Poeta da calúnia, ácido comentador das fraquezas mundanas, Marcial é um sobrevivente: exibindo despreocupadamente flagrantes falhas de carácter, o poeta mostrou-se sempre servil e pressuroso para com os seus péssimos reis, mas apenas até ao momento da morte destes, altura em que tratava de lhes corroer e enxovalhar alarvemente a memória. Mantendo-se cuidadosamente silencioso sob a poderosa protecção de Séneca, enquanto duraram os tempos bárbaros dos imperadores com atraso mental, inicia a publicação dos seus imortais Epigramas apenas com a subida ao poder de Tito Flávio e depois, de Domiciano, sumos pontífices igualmente incompetentes, embora mais tolerantes para com bobos e trovadores. Marcial também não era reconhecido pelos seus escrúpulos: vivia literalmente à custa de patronos de quem dependia até no que se refere ao vestuário, traía frequentemente amizades e segredos pela pertinácia de um verso e não revelava qualquer vestígio de pudor ao escrever sobre a ausência de pelos púbicos de um nobre, os trajes de quarto de uma cortesã ou a veneranda impotência de um senador. Mais a mais, fazia questão de os referenciar, nos versos, pelos seus nomes próprios.
A sua reputação até poderá ser algo injusta, dado o contexto psico-social da época, mas a verdade estará concerteza no que nos deixa de literatura e essa é, em paralelo, ordinária e genial, vulgar e brilhante; formalmente perfeita (o epigrama é um género grego que exige altos recursos estilísticos e impõe um regime métrico de complexidade quântica) mas com virulentos ataques de mau gosto e de maus fígados.
David Mourão Ferreira respeita bem a memória polémica de Marcial e opta por traduzir precisamente alguns dos mais picantes e mal criados epigramas, onde porém se expressa em tom sublime o humor, o virtuosismo, o sensacionalismo colunista do pai de todos os poetas de escárnio e mal-dizer que a humanidade em boa hora soube parir.
Deixo-vos pois, com Marco Valério Marcial e o desvario estético do esgoto sociológico de Roma.
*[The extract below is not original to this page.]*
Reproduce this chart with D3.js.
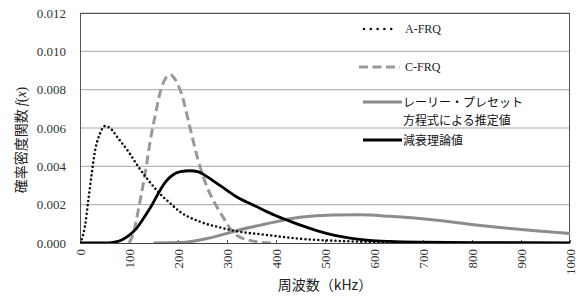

Passam por teus os versos que recitas,
e que afinal são meus.
Tão mal, porém, tu os recitas
que passam a ser teus...

Epigramas - Livro I


Se depilas o peito, as pernas mais os braços,
se teu pénis também em torno é depilado,
é porque à tua amante assim melhor agradas...
Mas em quem pensas tu, ao depilar o rabo?

Epigramas - Livro II


"Não custa nada, não é nada",
dizes-me sempre, Cina,
de cada vez que me fazes algum pedido...
Se não é nada Cina,
nada então te recuso, meu amigo.

Epigramas - Livro III


Já sessenta anos tem o Orador Cascélio:
e já começa a dar vidas de ter talento...
Quando será, enfim, um orador a sério?

Epigramas - Livro VII


De seu membro viril 'stá doente o teu escravo;
tu, Névolo, do rabo.
Adivinho não sou; mas presumo o que fazes.

Epigramas - Livro VII


Não te envio, Pontiliano, os livros meus,
para que tu, assim, me não envies os teus.

Epigramas - Livro VII


A Partos, a Germanos, a Dácios dás-te Célia;
nem os da Capadócia, ou Cilícia recusas;
vêem mesmo de Mênfis para te fornicar,
e os negros indianos, pelo Vermelho Mar;
aos judeus circuncisos tão-pouco o leito negas;
e à tua porta apeia-se o cavaleiro alano...

Então por que motivo, moça romana sendo,
só enfim não te agradam as piças dos romanos?